- [SOURCE EXCERPT]
----

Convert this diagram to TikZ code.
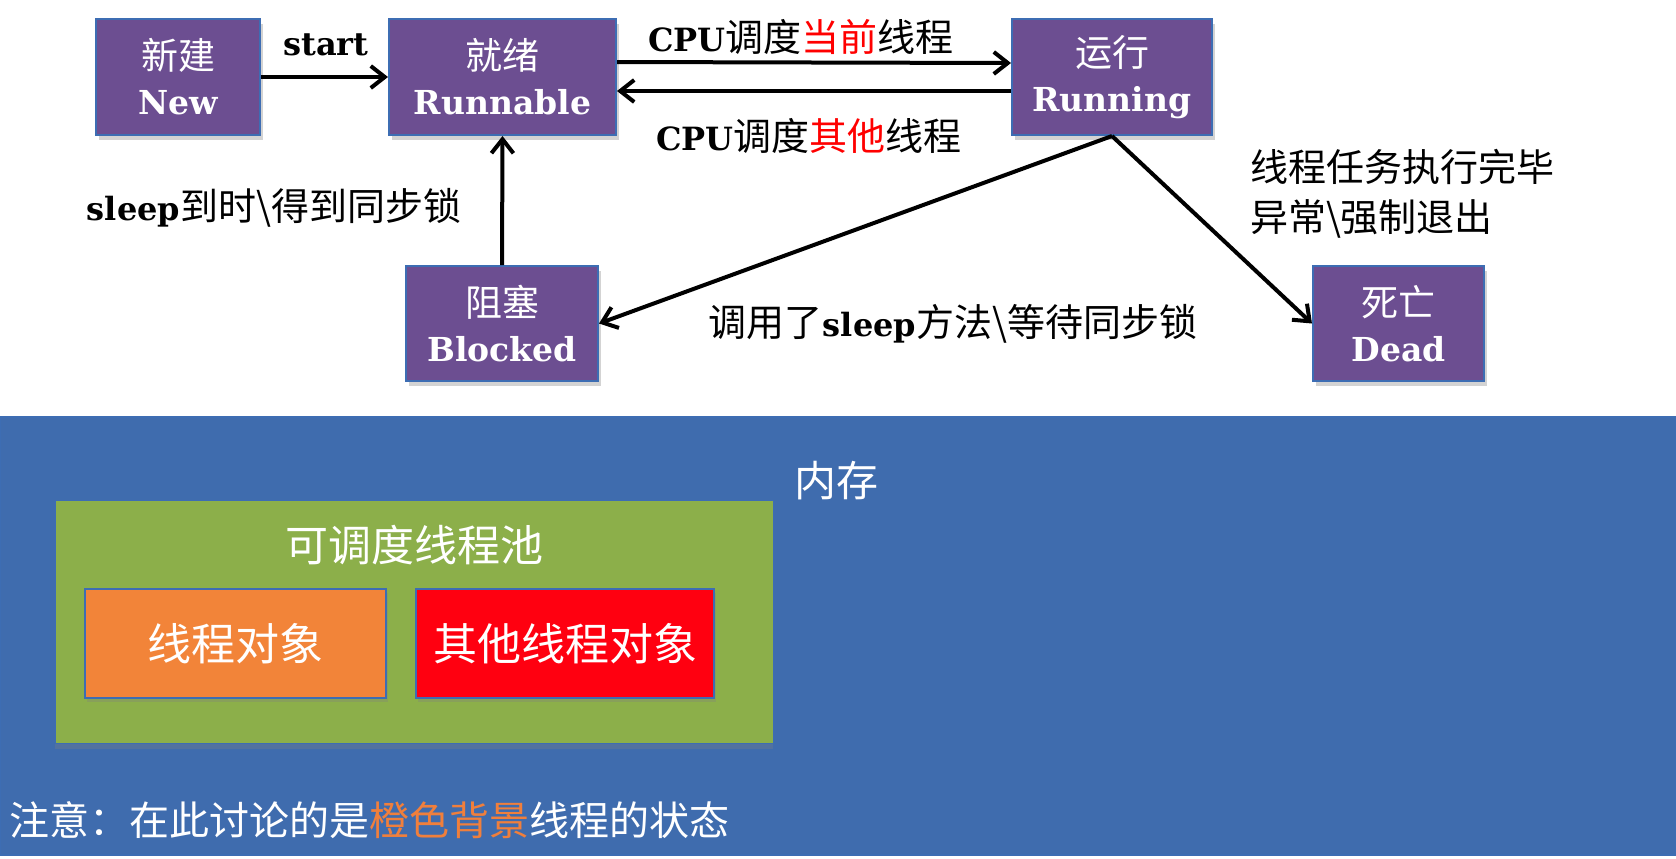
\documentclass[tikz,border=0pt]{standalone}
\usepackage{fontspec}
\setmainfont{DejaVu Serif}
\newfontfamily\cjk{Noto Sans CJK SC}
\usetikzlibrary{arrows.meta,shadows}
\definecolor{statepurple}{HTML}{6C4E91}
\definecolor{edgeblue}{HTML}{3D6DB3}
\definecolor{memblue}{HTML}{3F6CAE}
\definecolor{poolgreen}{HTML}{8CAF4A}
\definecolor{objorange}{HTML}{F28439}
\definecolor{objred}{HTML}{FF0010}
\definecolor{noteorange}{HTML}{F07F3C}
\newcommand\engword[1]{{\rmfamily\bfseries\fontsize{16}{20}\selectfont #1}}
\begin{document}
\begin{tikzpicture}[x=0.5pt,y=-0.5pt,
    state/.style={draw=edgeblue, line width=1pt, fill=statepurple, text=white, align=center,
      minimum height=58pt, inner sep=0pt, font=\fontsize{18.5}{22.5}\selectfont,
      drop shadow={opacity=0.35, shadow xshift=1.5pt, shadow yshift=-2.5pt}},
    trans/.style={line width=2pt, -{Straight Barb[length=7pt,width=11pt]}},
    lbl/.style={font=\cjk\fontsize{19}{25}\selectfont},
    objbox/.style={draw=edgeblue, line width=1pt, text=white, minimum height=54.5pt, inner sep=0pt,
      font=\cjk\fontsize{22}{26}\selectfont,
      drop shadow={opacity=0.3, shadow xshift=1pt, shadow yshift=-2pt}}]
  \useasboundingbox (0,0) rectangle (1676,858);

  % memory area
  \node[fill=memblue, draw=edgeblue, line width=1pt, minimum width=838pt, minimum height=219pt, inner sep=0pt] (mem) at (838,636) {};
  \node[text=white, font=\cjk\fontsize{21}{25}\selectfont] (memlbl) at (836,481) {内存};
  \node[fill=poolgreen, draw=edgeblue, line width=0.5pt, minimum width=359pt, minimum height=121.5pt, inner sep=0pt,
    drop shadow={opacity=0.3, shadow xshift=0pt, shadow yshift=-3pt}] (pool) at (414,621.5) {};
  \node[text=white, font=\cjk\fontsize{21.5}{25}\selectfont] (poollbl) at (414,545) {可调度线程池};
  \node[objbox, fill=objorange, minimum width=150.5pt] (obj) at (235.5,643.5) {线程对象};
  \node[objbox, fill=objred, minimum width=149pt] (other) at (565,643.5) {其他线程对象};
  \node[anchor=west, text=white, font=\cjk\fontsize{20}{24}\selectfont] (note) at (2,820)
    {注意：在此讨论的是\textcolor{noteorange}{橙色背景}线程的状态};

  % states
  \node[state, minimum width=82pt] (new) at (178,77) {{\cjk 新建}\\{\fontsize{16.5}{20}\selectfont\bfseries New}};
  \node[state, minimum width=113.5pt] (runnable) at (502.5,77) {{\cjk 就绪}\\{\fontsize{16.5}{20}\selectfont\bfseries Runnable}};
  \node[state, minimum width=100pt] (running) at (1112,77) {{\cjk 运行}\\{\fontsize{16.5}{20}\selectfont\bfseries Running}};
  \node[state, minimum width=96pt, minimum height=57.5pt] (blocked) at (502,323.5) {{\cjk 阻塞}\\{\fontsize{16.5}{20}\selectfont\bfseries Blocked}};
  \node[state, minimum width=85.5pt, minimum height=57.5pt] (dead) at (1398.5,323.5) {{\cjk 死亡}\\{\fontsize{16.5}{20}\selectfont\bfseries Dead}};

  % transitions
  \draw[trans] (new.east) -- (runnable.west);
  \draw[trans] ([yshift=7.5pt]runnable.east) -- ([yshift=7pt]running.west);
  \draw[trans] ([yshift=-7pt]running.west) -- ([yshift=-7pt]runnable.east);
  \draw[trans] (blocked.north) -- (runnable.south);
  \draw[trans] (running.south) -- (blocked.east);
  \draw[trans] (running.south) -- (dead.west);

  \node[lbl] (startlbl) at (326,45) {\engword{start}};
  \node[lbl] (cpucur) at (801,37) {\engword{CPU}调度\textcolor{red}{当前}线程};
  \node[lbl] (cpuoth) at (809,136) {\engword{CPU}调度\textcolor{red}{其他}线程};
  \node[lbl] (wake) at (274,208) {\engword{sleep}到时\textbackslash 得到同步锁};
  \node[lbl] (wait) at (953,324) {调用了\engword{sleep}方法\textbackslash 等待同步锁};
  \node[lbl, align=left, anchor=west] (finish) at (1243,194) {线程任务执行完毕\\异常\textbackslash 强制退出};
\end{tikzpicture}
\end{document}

----

Set down again, exactly, the lines of the material above from its first line to the one with "(0,0) rectangle (1676,858);", inclusive. Leave the pictures out.

- [RESULT]
Convert this diagram to TikZ code.
\documentclass[tikz,border=0pt]{standalone}
\usepackage{fontspec}
\setmainfont{DejaVu Serif}
\newfontfamily\cjk{Noto Sans CJK SC}
\usetikzlibrary{arrows.meta,shadows}
\definecolor{statepurple}{HTML}{6C4E91}
\definecolor{edgeblue}{HTML}{3D6DB3}
\definecolor{memblue}{HTML}{3F6CAE}
\definecolor{poolgreen}{HTML}{8CAF4A}
\definecolor{objorange}{HTML}{F28439}
\definecolor{objred}{HTML}{FF0010}
\definecolor{noteorange}{HTML}{F07F3C}
\newcommand\engword[1]{{\rmfamily\bfseries\fontsize{16}{20}\selectfont #1}}
\begin{document}
\begin{tikzpicture}[x=0.5pt,y=-0.5pt,
    state/.style={draw=edgeblue, line width=1pt, fill=statepurple, text=white, align=center,
      minimum height=58pt, inner sep=0pt, font=\fontsize{18.5}{22.5}\selectfont,
      drop shadow={opacity=0.35, shadow xshift=1.5pt, shadow yshift=-2.5pt}},
    trans/.style={line width=2pt, -{Straight Barb[length=7pt,width=11pt]}},
    lbl/.style={font=\cjk\fontsize{19}{25}\selectfont},
    objbox/.style={draw=edgeblue, line width=1pt, text=white, minimum height=54.5pt, inner sep=0pt,
      font=\cjk\fontsize{22}{26}\selectfont,
      drop shadow={opacity=0.3, shadow xshift=1pt, shadow yshift=-2pt}}]
  \useasboundingbox (0,0) rectangle (1676,858);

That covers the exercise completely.